* Entries supplied
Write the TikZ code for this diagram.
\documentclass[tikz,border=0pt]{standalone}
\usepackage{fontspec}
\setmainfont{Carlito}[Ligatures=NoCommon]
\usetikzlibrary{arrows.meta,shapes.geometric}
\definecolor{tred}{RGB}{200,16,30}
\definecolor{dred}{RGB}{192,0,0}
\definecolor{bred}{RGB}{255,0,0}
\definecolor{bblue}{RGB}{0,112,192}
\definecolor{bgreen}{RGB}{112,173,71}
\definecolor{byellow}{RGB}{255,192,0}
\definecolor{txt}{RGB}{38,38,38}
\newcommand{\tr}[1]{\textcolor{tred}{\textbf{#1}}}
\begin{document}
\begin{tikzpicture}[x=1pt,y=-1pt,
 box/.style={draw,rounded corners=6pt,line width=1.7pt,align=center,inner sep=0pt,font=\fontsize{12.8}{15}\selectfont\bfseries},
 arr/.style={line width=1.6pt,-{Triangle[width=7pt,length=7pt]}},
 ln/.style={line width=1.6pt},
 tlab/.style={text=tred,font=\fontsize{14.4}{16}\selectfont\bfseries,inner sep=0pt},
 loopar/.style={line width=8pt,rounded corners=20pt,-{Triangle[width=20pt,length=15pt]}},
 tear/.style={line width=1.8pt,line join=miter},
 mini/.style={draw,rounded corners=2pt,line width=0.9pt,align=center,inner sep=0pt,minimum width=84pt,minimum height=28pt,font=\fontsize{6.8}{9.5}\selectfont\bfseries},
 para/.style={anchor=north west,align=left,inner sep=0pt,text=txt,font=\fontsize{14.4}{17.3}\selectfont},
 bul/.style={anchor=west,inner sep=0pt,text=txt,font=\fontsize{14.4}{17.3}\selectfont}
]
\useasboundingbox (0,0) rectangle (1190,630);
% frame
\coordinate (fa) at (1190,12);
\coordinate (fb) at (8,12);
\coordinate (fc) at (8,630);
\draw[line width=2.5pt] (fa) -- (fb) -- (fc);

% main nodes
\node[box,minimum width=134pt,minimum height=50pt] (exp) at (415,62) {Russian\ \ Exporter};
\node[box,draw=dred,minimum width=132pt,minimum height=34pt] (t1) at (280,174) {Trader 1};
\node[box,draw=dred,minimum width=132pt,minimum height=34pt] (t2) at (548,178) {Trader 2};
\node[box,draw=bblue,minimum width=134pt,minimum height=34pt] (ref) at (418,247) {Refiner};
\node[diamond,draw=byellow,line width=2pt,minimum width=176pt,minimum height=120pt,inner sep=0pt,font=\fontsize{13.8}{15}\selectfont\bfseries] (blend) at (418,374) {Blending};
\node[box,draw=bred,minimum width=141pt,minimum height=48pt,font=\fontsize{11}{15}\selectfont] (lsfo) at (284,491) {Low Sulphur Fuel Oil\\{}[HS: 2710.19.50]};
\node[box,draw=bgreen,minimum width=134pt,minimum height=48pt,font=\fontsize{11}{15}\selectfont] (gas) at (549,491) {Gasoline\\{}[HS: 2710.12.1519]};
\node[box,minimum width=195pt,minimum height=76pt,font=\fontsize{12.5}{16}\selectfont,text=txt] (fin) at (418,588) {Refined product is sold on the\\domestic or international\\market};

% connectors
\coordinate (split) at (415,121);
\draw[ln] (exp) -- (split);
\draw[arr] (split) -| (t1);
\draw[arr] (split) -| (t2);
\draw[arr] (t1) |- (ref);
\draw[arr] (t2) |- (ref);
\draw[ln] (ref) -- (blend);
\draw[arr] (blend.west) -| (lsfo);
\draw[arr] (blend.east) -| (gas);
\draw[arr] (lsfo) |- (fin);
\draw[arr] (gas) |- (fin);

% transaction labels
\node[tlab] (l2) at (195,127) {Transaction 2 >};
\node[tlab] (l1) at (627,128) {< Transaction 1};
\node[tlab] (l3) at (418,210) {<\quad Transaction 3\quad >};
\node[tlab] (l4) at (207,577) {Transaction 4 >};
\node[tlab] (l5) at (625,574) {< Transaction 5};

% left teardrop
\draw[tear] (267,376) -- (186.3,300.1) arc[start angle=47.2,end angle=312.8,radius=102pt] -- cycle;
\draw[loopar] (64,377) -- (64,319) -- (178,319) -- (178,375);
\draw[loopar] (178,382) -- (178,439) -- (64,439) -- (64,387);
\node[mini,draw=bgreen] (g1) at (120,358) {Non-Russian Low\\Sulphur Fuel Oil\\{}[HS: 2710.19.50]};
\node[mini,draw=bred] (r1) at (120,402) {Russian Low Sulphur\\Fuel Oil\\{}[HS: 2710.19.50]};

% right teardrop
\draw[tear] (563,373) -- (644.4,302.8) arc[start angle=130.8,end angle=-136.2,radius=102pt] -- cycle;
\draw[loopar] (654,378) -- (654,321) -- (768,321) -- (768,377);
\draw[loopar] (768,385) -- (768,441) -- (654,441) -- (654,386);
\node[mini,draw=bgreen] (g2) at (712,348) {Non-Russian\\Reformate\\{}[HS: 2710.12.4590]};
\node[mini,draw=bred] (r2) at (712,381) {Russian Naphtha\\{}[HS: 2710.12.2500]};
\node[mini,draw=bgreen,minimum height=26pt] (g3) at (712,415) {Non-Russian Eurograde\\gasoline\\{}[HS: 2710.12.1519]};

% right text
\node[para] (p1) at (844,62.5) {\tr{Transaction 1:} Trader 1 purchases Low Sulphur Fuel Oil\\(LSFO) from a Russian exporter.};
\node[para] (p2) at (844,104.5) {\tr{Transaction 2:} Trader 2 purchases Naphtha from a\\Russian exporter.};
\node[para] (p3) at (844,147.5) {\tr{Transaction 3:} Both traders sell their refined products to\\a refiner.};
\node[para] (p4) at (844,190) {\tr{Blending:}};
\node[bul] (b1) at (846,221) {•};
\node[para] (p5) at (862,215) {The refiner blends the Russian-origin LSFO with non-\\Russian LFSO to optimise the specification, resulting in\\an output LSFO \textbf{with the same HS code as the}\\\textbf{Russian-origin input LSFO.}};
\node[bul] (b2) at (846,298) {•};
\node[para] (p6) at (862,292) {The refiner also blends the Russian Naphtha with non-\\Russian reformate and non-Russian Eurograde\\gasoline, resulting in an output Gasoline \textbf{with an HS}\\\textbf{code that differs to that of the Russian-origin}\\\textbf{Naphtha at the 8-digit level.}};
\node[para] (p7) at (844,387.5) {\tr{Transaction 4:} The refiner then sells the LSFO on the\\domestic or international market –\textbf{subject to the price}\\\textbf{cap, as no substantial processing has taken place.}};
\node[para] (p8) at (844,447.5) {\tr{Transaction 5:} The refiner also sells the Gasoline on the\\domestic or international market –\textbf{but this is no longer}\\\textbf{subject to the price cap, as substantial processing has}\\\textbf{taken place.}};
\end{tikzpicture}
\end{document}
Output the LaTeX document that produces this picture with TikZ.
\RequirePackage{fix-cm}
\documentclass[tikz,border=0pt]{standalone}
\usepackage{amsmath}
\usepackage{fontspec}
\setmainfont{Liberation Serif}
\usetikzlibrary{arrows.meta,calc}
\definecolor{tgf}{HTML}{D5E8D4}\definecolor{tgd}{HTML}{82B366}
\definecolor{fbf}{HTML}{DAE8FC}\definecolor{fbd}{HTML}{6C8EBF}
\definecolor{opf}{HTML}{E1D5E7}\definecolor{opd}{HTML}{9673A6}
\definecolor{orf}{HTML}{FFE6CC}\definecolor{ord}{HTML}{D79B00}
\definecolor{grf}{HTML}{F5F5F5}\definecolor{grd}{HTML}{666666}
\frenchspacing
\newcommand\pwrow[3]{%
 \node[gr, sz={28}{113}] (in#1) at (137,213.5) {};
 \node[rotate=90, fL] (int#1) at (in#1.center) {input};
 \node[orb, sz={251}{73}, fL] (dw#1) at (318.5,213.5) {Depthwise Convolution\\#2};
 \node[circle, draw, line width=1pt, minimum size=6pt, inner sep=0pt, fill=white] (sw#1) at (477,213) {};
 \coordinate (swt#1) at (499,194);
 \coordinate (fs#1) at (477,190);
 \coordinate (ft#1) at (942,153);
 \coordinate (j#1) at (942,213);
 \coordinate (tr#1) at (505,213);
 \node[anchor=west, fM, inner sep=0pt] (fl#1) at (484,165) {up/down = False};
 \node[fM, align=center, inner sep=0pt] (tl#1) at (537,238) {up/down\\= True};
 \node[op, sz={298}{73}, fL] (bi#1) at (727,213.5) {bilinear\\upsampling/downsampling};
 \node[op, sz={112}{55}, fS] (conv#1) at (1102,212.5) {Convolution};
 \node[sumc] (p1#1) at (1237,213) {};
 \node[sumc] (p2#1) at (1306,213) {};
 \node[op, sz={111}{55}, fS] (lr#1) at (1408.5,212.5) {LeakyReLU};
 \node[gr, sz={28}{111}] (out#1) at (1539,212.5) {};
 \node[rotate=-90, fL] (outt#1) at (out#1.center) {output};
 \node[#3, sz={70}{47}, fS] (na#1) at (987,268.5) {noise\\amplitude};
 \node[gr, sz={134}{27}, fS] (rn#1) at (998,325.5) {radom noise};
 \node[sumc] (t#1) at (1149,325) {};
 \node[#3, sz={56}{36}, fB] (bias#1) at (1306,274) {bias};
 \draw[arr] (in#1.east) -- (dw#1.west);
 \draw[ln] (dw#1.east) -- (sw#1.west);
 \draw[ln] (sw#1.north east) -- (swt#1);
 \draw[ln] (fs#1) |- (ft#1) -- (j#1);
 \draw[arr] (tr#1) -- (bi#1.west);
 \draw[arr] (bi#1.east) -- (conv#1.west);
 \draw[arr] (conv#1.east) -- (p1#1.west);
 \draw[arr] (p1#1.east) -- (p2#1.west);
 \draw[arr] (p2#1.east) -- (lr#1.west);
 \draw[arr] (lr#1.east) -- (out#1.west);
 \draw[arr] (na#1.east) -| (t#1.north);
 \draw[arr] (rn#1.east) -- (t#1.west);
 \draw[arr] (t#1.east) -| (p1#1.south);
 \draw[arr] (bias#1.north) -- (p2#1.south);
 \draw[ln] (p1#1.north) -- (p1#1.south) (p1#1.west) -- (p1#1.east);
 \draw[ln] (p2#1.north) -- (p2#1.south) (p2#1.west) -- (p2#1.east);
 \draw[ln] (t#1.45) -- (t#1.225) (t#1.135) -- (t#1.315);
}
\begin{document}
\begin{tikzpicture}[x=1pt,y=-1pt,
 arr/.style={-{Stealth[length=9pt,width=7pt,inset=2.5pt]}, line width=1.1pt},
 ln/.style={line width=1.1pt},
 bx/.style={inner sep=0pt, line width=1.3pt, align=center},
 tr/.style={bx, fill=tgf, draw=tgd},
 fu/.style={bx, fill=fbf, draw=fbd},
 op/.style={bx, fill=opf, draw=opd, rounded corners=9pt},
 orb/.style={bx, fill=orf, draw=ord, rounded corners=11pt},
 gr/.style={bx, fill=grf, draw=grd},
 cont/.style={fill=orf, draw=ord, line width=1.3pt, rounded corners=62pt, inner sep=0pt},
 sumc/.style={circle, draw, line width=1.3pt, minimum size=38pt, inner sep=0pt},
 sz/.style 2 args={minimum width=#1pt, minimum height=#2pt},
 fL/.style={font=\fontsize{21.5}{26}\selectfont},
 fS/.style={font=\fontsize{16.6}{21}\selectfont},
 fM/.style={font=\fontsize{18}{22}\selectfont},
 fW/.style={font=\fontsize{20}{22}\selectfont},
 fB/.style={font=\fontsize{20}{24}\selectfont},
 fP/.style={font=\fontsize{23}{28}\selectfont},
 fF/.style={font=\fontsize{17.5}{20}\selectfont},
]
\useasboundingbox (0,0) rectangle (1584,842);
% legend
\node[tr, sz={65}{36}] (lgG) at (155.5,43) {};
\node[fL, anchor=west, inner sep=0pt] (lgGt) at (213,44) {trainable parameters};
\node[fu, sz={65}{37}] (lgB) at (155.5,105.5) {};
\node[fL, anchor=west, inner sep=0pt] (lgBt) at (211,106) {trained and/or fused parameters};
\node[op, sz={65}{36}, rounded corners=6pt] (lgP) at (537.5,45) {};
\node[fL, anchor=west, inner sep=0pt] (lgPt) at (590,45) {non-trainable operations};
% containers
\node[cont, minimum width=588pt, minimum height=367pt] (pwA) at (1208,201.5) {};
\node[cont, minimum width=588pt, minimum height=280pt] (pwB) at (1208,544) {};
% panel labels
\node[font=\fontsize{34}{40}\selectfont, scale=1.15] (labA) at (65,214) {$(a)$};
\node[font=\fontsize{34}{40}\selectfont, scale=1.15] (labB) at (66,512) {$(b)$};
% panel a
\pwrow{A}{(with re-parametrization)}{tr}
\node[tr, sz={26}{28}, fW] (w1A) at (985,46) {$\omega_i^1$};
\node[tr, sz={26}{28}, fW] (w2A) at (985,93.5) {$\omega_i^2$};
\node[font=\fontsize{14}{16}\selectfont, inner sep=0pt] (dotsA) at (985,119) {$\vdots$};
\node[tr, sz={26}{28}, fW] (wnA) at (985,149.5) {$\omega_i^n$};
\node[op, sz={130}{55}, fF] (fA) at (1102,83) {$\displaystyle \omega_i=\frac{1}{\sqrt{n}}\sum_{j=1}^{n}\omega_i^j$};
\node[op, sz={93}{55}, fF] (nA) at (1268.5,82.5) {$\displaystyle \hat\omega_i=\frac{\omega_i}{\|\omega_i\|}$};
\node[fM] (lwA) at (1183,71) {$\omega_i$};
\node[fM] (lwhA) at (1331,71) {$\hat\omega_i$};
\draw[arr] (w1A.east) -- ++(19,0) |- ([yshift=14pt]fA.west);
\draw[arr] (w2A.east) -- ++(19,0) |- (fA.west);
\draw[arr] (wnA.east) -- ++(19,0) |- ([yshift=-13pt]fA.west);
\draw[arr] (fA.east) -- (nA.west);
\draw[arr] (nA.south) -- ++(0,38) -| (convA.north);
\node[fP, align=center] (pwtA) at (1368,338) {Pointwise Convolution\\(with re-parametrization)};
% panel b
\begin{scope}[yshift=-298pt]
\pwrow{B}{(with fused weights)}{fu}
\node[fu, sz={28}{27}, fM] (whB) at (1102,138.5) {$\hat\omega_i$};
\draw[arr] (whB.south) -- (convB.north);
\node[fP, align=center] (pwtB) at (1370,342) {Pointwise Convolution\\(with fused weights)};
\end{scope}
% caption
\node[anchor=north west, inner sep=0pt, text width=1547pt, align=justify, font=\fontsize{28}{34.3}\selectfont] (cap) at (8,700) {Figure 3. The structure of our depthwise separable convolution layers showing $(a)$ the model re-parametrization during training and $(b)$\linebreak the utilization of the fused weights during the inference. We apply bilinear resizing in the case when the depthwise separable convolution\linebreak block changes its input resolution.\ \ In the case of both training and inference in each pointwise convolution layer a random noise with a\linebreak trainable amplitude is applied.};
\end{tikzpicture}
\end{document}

* Stated task
Please give back only the lines between the first line of the entries and the line with "(fa) -- (fb) -- (fc);", both ends included, word for word.

* Task answer
Write the TikZ code for this diagram.
\documentclass[tikz,border=0pt]{standalone}
\usepackage{fontspec}
\setmainfont{Carlito}[Ligatures=NoCommon]
\usetikzlibrary{arrows.meta,shapes.geometric}
\definecolor{tred}{RGB}{200,16,30}
\definecolor{dred}{RGB}{192,0,0}
\definecolor{bred}{RGB}{255,0,0}
\definecolor{bblue}{RGB}{0,112,192}
\definecolor{bgreen}{RGB}{112,173,71}
\definecolor{byellow}{RGB}{255,192,0}
\definecolor{txt}{RGB}{38,38,38}
\newcommand{\tr}[1]{\textcolor{tred}{\textbf{#1}}}
\begin{document}
\begin{tikzpicture}[x=1pt,y=-1pt,
 box/.style={draw,rounded corners=6pt,line width=1.7pt,align=center,inner sep=0pt,font=\fontsize{12.8}{15}\selectfont\bfseries},
 arr/.style={line width=1.6pt,-{Triangle[width=7pt,length=7pt]}},
 ln/.style={line width=1.6pt},
 tlab/.style={text=tred,font=\fontsize{14.4}{16}\selectfont\bfseries,inner sep=0pt},
 loopar/.style={line width=8pt,rounded corners=20pt,-{Triangle[width=20pt,length=15pt]}},
 tear/.style={line width=1.8pt,line join=miter},
 mini/.style={draw,rounded corners=2pt,line width=0.9pt,align=center,inner sep=0pt,minimum width=84pt,minimum height=28pt,font=\fontsize{6.8}{9.5}\selectfont\bfseries},
 para/.style={anchor=north west,align=left,inner sep=0pt,text=txt,font=\fontsize{14.4}{17.3}\selectfont},
 bul/.style={anchor=west,inner sep=0pt,text=txt,font=\fontsize{14.4}{17.3}\selectfont}
]
\useasboundingbox (0,0) rectangle (1190,630);
% frame
\coordinate (fa) at (1190,12);
\coordinate (fb) at (8,12);
\coordinate (fc) at (8,630);
\draw[line width=2.5pt] (fa) -- (fb) -- (fc);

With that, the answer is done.